Sabtu, 23 Januari 2016

BU TRI, MASIH TETAP BENDAHARA

Pada hari Sabtu tanggal 19 Desember  2015 di forum briefing menjelang penerimaan raport semester 1 tahun pelajaran 2015/2016, Ibu Tri menyatakan mengundurkan diri menjadi bendahara dana sosial. Beliau beralasan bahwa beliau sudah menduduki jabatan tersebut selama 3 periode kepala sekolah atau sekitar 13 tahun. Bersamaan dengan berakhirnya masa jabatan Pak Herry, bu Tri juga meminta agar kedudukannya sebagai bendahara dana sosial digantikan oleh orang lain.

Sudah menjadi budaya di sekolahku atau bahkan di Indonesia bahwa jabatan dalam kegiatan sosial akan lebih langgeng apabila pejabat yang memegang jabatan tersebut bisa dipercaya dan berhasil. Tak ada seorang pun yang menginginkan jabatan tersebut. Maklum, jabatan sosial, kerja sosial, honor seadanya bahkan tak ada.
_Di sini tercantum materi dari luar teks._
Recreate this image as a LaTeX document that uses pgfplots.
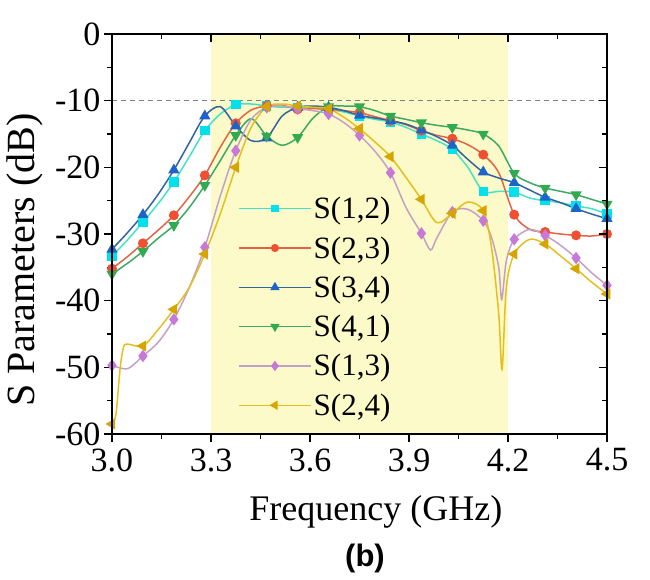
\documentclass[border=0pt]{standalone}
\usepackage{fontspec}
\setmainfont{Liberation Serif}
\newfontfamily\bsans{Liberation Sans}
\usepackage{pgfplots}
\usepackage{pgfplotstable}
\pgfplotsset{compat=1.18}

\definecolor{shade}{RGB}{252,250,200}
\definecolor{cA}{RGB}{70,225,200}  \definecolor{mA}{RGB}{0,225,235}
\definecolor{cB}{RGB}{225,100,70}  \definecolor{mB}{RGB}{240,80,50}
\definecolor{cC}{RGB}{50,100,160}  \definecolor{mC}{RGB}{30,100,200}
\definecolor{cD}{RGB}{60,170,100}  \definecolor{mD}{RGB}{50,170,80}
\definecolor{cE}{RGB}{195,160,200} \definecolor{mE}{RGB}{200,120,215}
\definecolor{cF}{RGB}{230,190,30}  \definecolor{mF}{RGB}{215,165,0}

% S(1,2)
\pgfplotstableread{
f s
3.0000 -33.3
3.0469 -30.9
3.0938 -28.2
3.1406 -25.4
3.1875 -22.2
3.2344 -18.4
3.2813 -14.5
3.3281 -12.0
3.3750 -10.6
3.4219 -10.5
3.4688 -10.8
3.5156 -11.0
3.5625 -11.0
3.6094 -11.1
3.6563 -11.3
3.7031 -11.7
3.7500 -12.3
3.7969 -12.8
3.8438 -13.2
3.8906 -14.0
3.9375 -15.0
3.9844 -16.0
4.0313 -17.3
4.0781 -20.0
4.1250 -23.6
4.1719 -23.6
4.2188 -23.7
4.2656 -24.6
4.3125 -25.0
4.3594 -25.3
4.4063 -25.8
4.4531 -26.2
4.5000 -27.0
}\tabA
% S(2,3)
\pgfplotstableread{
f s
3.0000 -35.2
3.0469 -33.4
3.0938 -31.4
3.1406 -29.4
3.1875 -27.2
3.2344 -24.4
3.2813 -21.2
3.3281 -17.0
3.3750 -13.4
3.4219 -11.4
3.4688 -10.8
3.5156 -10.7
3.5625 -11.3
3.6094 -11.2
3.6563 -11.3
3.7031 -11.5
3.7500 -11.8
3.7969 -12.4
3.8438 -13.0
3.8906 -13.6
3.9375 -14.5
3.9844 -15.2
4.0313 -15.7
4.0781 -16.6
4.1250 -18.1
4.1719 -20.8
4.2188 -27.1
4.2656 -29.3
4.3125 -29.7
4.3594 -30.0
4.4063 -30.2
4.4531 -30.3
4.5000 -30.0
}\tabB
% S(3,4)
\pgfplotstableread{
f s
3.0000 -32.3
3.0469 -29.8
3.0938 -27.1
3.1406 -24.0
3.1875 -20.4
3.2344 -16.3
3.2813 -12.3
3.3281 -10.9
3.3750 -13.8
3.4219 -16.0
3.4688 -15.6
3.5156 -12.3
3.5625 -11.0
3.6094 -10.8
3.6563 -11.0
3.7031 -11.5
3.7500 -12.2
3.7969 -12.6
3.8438 -13.0
3.8906 -13.5
3.9375 -14.4
3.9844 -15.4
4.0313 -16.7
4.0781 -18.8
4.1250 -20.7
4.1719 -21.6
4.2188 -22.3
4.2656 -23.4
4.3125 -24.5
4.3594 -25.3
4.4063 -26.2
4.4531 -27.0
4.5000 -27.7
}\tabC
% S(4,1)
\pgfplotstableread{
f s
3.0000 -36.0
3.0469 -34.4
3.0938 -32.6
3.1406 -30.6
3.1875 -28.7
3.2344 -26.0
3.2813 -22.7
3.3281 -19.0
3.3750 -15.2
3.4219 -12.7
3.4688 -15.3
3.5156 -16.7
3.5625 -15.5
3.6094 -12.6
3.6563 -10.9
3.7031 -10.8
3.7500 -10.9
3.7969 -11.5
3.8438 -12.3
3.8906 -12.8
3.9375 -13.3
3.9844 -13.7
4.0313 -14.0
4.0781 -14.4
4.1250 -15.0
4.1719 -16.8
4.2188 -20.9
4.2656 -22.3
4.3125 -23.1
4.3594 -23.6
4.4063 -24.1
4.4531 -24.8
4.5000 -25.5
}\tabD
% S(1,3)
\pgfplotstableread{
f s
3.0000 -49.7
3.0469 -50.2
3.0938 -48.3
3.1406 -46.2
3.1875 -42.8
3.2344 -38.0
3.2813 -32.0
3.3281 -24.3
3.3750 -17.5
3.4219 -12.8
3.4688 -11.0
3.5156 -10.8
3.5625 -11.2
3.6094 -11.5
3.6563 -12.0
3.7031 -13.3
3.7500 -15.2
3.7969 -17.6
3.8438 -20.8
3.8906 -26.0
3.9375 -29.9
3.9650 -32.4
3.9844 -30.6
4.0313 -26.7
4.0781 -26.3
4.1250 -28.0
4.1500 -30.5
4.1719 -35.0
4.1810 -39.8
4.1950 -34.0
4.2188 -30.8
4.2656 -29.3
4.3125 -30.2
4.3594 -31.7
4.4063 -33.6
4.4531 -35.8
4.5000 -37.7
}\tabE
% S(2,4)
\pgfplotstableread{
f s
3.0000 -58.5
3.0120 -57.0
3.0250 -50.0
3.0350 -47.0
3.0469 -46.5
3.0938 -46.8
3.1406 -44.3
3.1875 -41.3
3.2344 -38.0
3.2813 -33.0
3.3281 -27.0
3.3750 -20.0
3.4219 -14.0
3.4688 -10.9
3.5156 -10.5
3.5625 -10.8
3.6094 -11.0
3.6563 -11.2
3.7031 -12.5
3.7500 -14.2
3.7969 -16.2
3.8438 -18.4
3.8906 -21.5
3.9375 -24.8
3.9844 -28.3
4.0313 -26.9
4.0781 -25.2
4.1250 -26.5
4.1500 -32.0
4.1719 -42.0
4.1820 -50.3
4.1950 -38.0
4.2188 -33.0
4.2656 -30.8
4.3125 -31.5
4.3594 -33.3
4.4063 -35.2
4.4531 -37.2
4.5000 -39.0
}\tabF

\pgfplotsset{
  commonaxis/.style={
    at={(112pt,145pt)}, anchor=south west,
    scale only axis, width=495pt, height=400pt,
    xmin=3, xmax=4.5, ymin=-60, ymax=0,
    xtick={3,3.3,3.6,3.9,4.2,4.5},
    ytick={0,-10,-20,-30,-40,-50,-60},
    minor x tick num=1, minor y tick num=1,
    major tick length=8pt, minor tick length=5pt,
    every tick/.style={black, line width=1.5pt},
    axis line style={line width=1.8pt},
  },
  ser/.style={line width=1.5pt, smooth, tension=0.5, forget plot},
}

\begin{document}
\begin{tikzpicture}
\useasboundingbox (0,0) rectangle (650pt,579pt);
\begin{axis}[
  commonaxis,
  xticklabels={3.0,3.3,3.6,3.9,4.2,4.5},
  yticklabels={0,-10,-20,-30,-40,-50,-60},
  tick align=outside, xtick pos=left, ytick pos=left,
  tick label style={font=\fontsize{34}{34}\selectfont},
  xticklabel style={yshift=-3pt},
  xlabel={Frequency (GHz)},
  ylabel={S Parameters (dB)},
  xlabel style={font=\fontsize{36}{36}\selectfont, at={(axis description cs:0.533,-0.215)}, anchor=base},
  ylabel style={font=\fontsize{40}{40}\selectfont, at={(axis description cs:-0.1758,0.435)}, anchor=center},
  legend image code/.code={\draw[mark repeat=2,mark phase=2,#1] plot coordinates {(0pt,0pt) (36pt,0pt) (72pt,0pt)};},
  legend style={at={(0.2485,0.6025)}, anchor=north west, draw=none, fill=none,
    font=\fontsize{31}{31}\selectfont, nodes={inner sep=2pt}, row sep=12.3pt},
  legend cell align=left,
]
\addplot[fill=shade, draw=none, forget plot] coordinates {(3.3,-60) (4.2,-60) (4.2,0) (3.3,0)} -- cycle;
\addplot[color=gray, line width=1.2pt, dash pattern=on 5pt off 4pt, forget plot] coordinates {(3,-10) (4.5,-10)};

\addplot[ser, cA, mark=square*, mark size=4pt, mark options={draw=mA, fill=mA, solid},
  mark indices={1,3,5,7,9,11,13,15,17,19,21,23,25,27,29,31,33}] table {\tabA};
\addplot[ser, cB, mark=*, mark size=4.2pt, mark options={draw=mB, fill=mB, solid},
  mark indices={1,3,5,7,9,11,13,15,17,19,21,23,25,27,29,31,33}] table {\tabB};
\addplot[ser, cC, mark=triangle*, mark size=5pt, mark options={draw=mC, fill=mC, solid},
  mark indices={1,3,5,7,9,11,13,15,17,19,21,23,25,27,29,31,33}] table {\tabC};
\addplot[ser, cD, mark=triangle*, mark size=5pt, mark options={draw=mD, fill=mD, solid, rotate=180},
  mark indices={1,3,5,7,9,11,13,15,17,19,21,23,25,27,29,31,33}] table {\tabD};
\addplot[ser, cE, mark=diamond*, mark size=5pt, mark options={draw=mE, fill=mE, solid},
  mark indices={1,3,5,7,9,11,13,15,17,19,21,24,26,31,33,35,37}] table {\tabE};
\addplot[ser, cF, mark=triangle*, mark size=5pt, mark options={draw=mF, fill=mF, solid, rotate=90},
  mark indices={1,6,8,10,12,14,16,18,20,22,24,26,28,33,35,37,39}] table {\tabF};

\addlegendimage{cA, line width=1.5pt, mark=square*, mark size=3pt, mark options={draw=mA, fill=mA}}
\addlegendentry{S(1,2)}
\addlegendimage{cB, line width=1.5pt, mark=*, mark size=3.3pt, mark options={draw=mB, fill=mB}}
\addlegendentry{S(2,3)}
\addlegendimage{cC, line width=1.5pt, mark=triangle*, mark size=4pt, mark options={draw=mC, fill=mC}}
\addlegendentry{S(3,4)}
\addlegendimage{cD, line width=1.5pt, mark=triangle*, mark size=4pt, mark options={draw=mD, fill=mD, rotate=180}}
\addlegendentry{S(4,1)}
\addlegendimage{cE, line width=1.5pt, mark=diamond*, mark size=4pt, mark options={draw=mE, fill=mE}}
\addlegendentry{S(1,3)}
\addlegendimage{cF, line width=1.5pt, mark=triangle*, mark size=4pt, mark options={draw=mF, fill=mF, rotate=90}}
\addlegendentry{S(2,4)}
\end{axis}
\begin{axis}[
  commonaxis,
  xticklabels={}, yticklabels={},
  tick align=inside, xtick pos=right, ytick pos=right,
]
\end{axis}
\node[font={\bsans\bfseries\fontsize{31}{31}\selectfont}] at (365pt,21pt) {(b)};
\end{tikzpicture}
\end{document}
Maka, tak ada seorangpun berminat menggantikan Bu Tri menduduki jabatan tersebut.

Untuk itu, bisa kutebak pengunduran diri Bu Tri pasti ditolak mentah-mentah oleh semua orang.

“Selamat melanjutkan Bu Tri, semoga mendapatkan pahala berlimpah”

Tanggal 4 Januari 2016, Bu Tri kembali mengajukan pengunduran dirinya. Dengan wajah memelas beliau memohon-mohon kepada teman-teman sekantor untuk menerima pengunduran dirinya.

Mungkin karena kasihan dengan wajahnya yang begitu memelas, akhirnya teman-teman sepakat untuk menerima pengunduran diri beliau. Tapi teman-teman juga tak berani memutuskan untuk mengangkat pengganti beliau dan akan memberikan kewenangan tersebut kepada kepala sekolah yang baru. Dan sampai hari ini, belum ada keputusan Bupati untuk mengangkat kepala sekolah baru di sekolah kami. Oleh karena itu, sampai hari ini Bu Tri masih menjadi bendahara dana sosial.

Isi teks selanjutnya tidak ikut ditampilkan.